**WORK INSTRUCTIONS:** Make an exact transcription of the material, leaving out all images.

• • •

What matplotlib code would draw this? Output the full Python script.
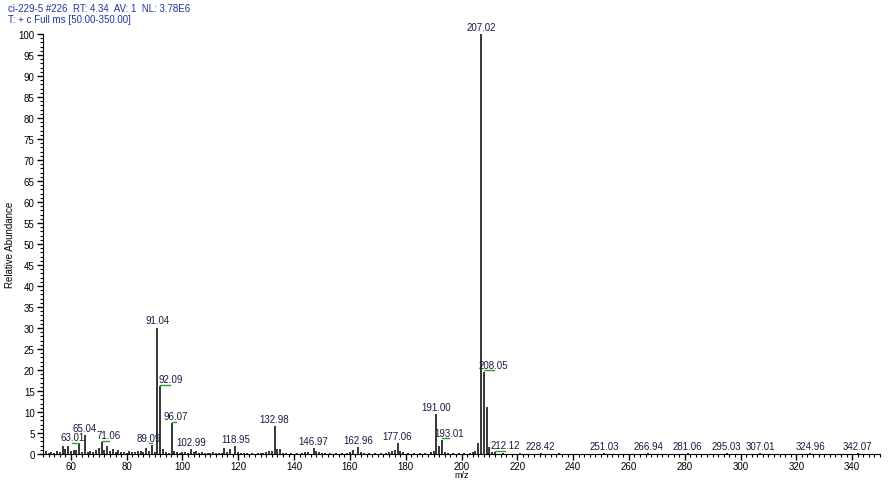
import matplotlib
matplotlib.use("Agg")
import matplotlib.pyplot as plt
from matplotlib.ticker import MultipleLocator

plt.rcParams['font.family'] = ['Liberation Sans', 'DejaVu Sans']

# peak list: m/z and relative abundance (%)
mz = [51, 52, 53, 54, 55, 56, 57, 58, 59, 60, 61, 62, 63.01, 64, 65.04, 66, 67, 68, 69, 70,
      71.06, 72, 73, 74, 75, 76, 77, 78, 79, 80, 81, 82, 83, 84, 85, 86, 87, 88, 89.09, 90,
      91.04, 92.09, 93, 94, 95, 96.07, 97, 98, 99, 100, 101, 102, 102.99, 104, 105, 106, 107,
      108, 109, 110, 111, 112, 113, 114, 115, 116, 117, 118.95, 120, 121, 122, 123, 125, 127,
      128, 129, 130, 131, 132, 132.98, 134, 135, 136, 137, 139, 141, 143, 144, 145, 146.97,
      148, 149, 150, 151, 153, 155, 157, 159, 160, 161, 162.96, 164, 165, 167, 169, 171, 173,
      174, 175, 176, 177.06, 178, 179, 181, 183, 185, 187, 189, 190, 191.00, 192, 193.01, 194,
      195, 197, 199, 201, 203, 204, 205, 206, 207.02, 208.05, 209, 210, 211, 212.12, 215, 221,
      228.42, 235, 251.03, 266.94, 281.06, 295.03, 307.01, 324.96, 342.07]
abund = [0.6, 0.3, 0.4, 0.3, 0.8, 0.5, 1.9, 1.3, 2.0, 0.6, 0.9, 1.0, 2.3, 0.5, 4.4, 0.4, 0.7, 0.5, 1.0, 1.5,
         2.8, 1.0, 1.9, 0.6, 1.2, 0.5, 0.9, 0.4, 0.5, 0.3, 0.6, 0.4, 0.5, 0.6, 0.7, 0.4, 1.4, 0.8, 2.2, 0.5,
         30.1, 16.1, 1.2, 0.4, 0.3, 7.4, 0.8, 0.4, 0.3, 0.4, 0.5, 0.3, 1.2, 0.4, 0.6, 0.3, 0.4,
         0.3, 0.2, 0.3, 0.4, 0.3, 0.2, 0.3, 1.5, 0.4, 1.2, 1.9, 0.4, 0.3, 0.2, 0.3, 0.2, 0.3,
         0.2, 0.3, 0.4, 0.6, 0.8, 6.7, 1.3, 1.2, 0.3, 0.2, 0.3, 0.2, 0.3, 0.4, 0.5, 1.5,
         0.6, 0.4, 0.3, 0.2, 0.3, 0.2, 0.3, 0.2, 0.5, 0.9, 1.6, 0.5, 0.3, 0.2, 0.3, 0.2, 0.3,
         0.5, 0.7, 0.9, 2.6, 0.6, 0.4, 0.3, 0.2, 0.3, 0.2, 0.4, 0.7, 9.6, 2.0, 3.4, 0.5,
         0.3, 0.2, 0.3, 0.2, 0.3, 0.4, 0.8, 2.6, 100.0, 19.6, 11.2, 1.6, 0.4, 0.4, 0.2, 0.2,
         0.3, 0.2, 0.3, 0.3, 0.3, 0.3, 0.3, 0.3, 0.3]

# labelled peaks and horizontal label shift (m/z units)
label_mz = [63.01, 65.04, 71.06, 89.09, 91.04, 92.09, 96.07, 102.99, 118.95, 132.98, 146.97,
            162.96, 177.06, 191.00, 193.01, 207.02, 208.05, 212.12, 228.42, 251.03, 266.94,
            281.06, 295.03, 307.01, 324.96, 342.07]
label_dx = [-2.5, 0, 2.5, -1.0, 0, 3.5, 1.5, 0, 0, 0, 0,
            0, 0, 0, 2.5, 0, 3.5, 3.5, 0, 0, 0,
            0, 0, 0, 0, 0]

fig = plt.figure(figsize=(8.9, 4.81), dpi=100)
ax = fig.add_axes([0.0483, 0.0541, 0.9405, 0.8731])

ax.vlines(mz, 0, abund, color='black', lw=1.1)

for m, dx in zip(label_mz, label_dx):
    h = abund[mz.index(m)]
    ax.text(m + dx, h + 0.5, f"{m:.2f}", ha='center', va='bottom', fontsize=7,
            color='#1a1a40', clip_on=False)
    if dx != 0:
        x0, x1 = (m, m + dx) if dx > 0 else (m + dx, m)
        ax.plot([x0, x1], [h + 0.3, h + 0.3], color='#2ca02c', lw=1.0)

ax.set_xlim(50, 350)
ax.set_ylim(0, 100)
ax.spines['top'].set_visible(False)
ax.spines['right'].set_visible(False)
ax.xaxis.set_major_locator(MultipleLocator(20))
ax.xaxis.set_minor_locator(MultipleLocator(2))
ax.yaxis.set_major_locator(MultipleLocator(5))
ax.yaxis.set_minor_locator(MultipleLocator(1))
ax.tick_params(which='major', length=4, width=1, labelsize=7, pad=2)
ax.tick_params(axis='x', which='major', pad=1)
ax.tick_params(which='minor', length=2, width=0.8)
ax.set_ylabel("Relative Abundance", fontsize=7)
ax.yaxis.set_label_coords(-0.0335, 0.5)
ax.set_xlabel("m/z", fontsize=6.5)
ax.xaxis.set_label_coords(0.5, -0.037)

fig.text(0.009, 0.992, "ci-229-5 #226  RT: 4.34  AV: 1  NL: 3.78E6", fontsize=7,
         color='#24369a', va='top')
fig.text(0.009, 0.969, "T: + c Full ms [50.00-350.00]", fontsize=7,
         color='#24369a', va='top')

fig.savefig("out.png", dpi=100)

• • •

**SOLUTION BELOW:**
What matplotlib code would draw this? Output the full Python script.
import matplotlib
matplotlib.use("Agg")
import matplotlib.pyplot as plt
from matplotlib.ticker import MultipleLocator

plt.rcParams['font.family'] = ['Liberation Sans', 'DejaVu Sans']

# peak list: m/z and relative abundance (%)
mz = [51, 52, 53, 54, 55, 56, 57, 58, 59, 60, 61, 62, 63.01, 64, 65.04, 66, 67, 68, 69, 70,
      71.06, 72, 73, 74, 75, 76, 77, 78, 79, 80, 81, 82, 83, 84, 85, 86, 87, 88, 89.09, 90,
      91.04, 92.09, 93, 94, 95, 96.07, 97, 98, 99, 100, 101, 102, 102.99, 104, 105, 106, 107,
      108, 109, 110, 111, 112, 113, 114, 115, 116, 117, 118.95, 120, 121, 122, 123, 125, 127,
      128, 129, 130, 131, 132, 132.98, 134, 135, 136, 137, 139, 141, 143, 144, 145, 146.97,
      148, 149, 150, 151, 153, 155, 157, 159, 160, 161, 162.96, 164, 165, 167, 169, 171, 173,
      174, 175, 176, 177.06, 178, 179, 181, 183, 185, 187, 189, 190, 191.00, 192, 193.01, 194,
      195, 197, 199, 201, 203, 204, 205, 206, 207.02, 208.05, 209, 210, 211, 212.12, 215, 221,
      228.42, 235, 251.03, 266.94, 281.06, 295.03, 307.01, 324.96, 342.07]
abund = [0.6, 0.3, 0.4, 0.3, 0.8, 0.5, 1.9, 1.3, 2.0, 0.6, 0.9, 1.0, 2.3, 0.5, 4.4, 0.4, 0.7, 0.5, 1.0, 1.5,
         2.8, 1.0, 1.9, 0.6, 1.2, 0.5, 0.9, 0.4, 0.5, 0.3, 0.6, 0.4, 0.5, 0.6, 0.7, 0.4, 1.4, 0.8, 2.2, 0.5,
         30.1, 16.1, 1.2, 0.4, 0.3, 7.4, 0.8, 0.4, 0.3, 0.4, 0.5, 0.3, 1.2, 0.4, 0.6, 0.3, 0.4,
         0.3, 0.2, 0.3, 0.4, 0.3, 0.2, 0.3, 1.5, 0.4, 1.2, 1.9, 0.4, 0.3, 0.2, 0.3, 0.2, 0.3,
         0.2, 0.3, 0.4, 0.6, 0.8, 6.7, 1.3, 1.2, 0.3, 0.2, 0.3, 0.2, 0.3, 0.4, 0.5, 1.5,
         0.6, 0.4, 0.3, 0.2, 0.3, 0.2, 0.3, 0.2, 0.5, 0.9, 1.6, 0.5, 0.3, 0.2, 0.3, 0.2, 0.3,
         0.5, 0.7, 0.9, 2.6, 0.6, 0.4, 0.3, 0.2, 0.3, 0.2, 0.4, 0.7, 9.6, 2.0, 3.4, 0.5,
         0.3, 0.2, 0.3, 0.2, 0.3, 0.4, 0.8, 2.6, 100.0, 19.6, 11.2, 1.6, 0.4, 0.4, 0.2, 0.2,
         0.3, 0.2, 0.3, 0.3, 0.3, 0.3, 0.3, 0.3, 0.3]

# labelled peaks and horizontal label shift (m/z units)
label_mz = [63.01, 65.04, 71.06, 89.09, 91.04, 92.09, 96.07, 102.99, 118.95, 132.98, 146.97,
            162.96, 177.06, 191.00, 193.01, 207.02, 208.05, 212.12, 228.42, 251.03, 266.94,
            281.06, 295.03, 307.01, 324.96, 342.07]
label_dx = [-2.5, 0, 2.5, -1.0, 0, 3.5, 1.5, 0, 0, 0, 0,
            0, 0, 0, 2.5, 0, 3.5, 3.5, 0, 0, 0,
            0, 0, 0, 0, 0]

fig = plt.figure(figsize=(8.9, 4.81), dpi=100)
ax = fig.add_axes([0.0483, 0.0541, 0.9405, 0.8731])

ax.vlines(mz, 0, abund, color='black', lw=1.1)

for m, dx in zip(label_mz, label_dx):
    h = abund[mz.index(m)]
    ax.text(m + dx, h + 0.5, f"{m:.2f}", ha='center', va='bottom', fontsize=7,
            color='#1a1a40', clip_on=False)
    if dx != 0:
        x0, x1 = (m, m + dx) if dx > 0 else (m + dx, m)
        ax.plot([x0, x1], [h + 0.3, h + 0.3], color='#2ca02c', lw=1.0)

ax.set_xlim(50, 350)
ax.set_ylim(0, 100)
ax.spines['top'].set_visible(False)
ax.spines['right'].set_visible(False)
ax.xaxis.set_major_locator(MultipleLocator(20))
ax.xaxis.set_minor_locator(MultipleLocator(2))
ax.yaxis.set_major_locator(MultipleLocator(5))
ax.yaxis.set_minor_locator(MultipleLocator(1))
ax.tick_params(which='major', length=4, width=1, labelsize=7, pad=2)
ax.tick_params(axis='x', which='major', pad=1)
ax.tick_params(which='minor', length=2, width=0.8)
ax.set_ylabel("Relative Abundance", fontsize=7)
ax.yaxis.set_label_coords(-0.0335, 0.5)
ax.set_xlabel("m/z", fontsize=6.5)
ax.xaxis.set_label_coords(0.5, -0.037)

fig.text(0.009, 0.992, "ci-229-5 #226  RT: 4.34  AV: 1  NL: 3.78E6", fontsize=7,
         color='#24369a', va='top')
fig.text(0.009, 0.969, "T: + c Full ms [50.00-350.00]", fontsize=7,
         color='#24369a', va='top')

fig.savefig("out.png", dpi=100)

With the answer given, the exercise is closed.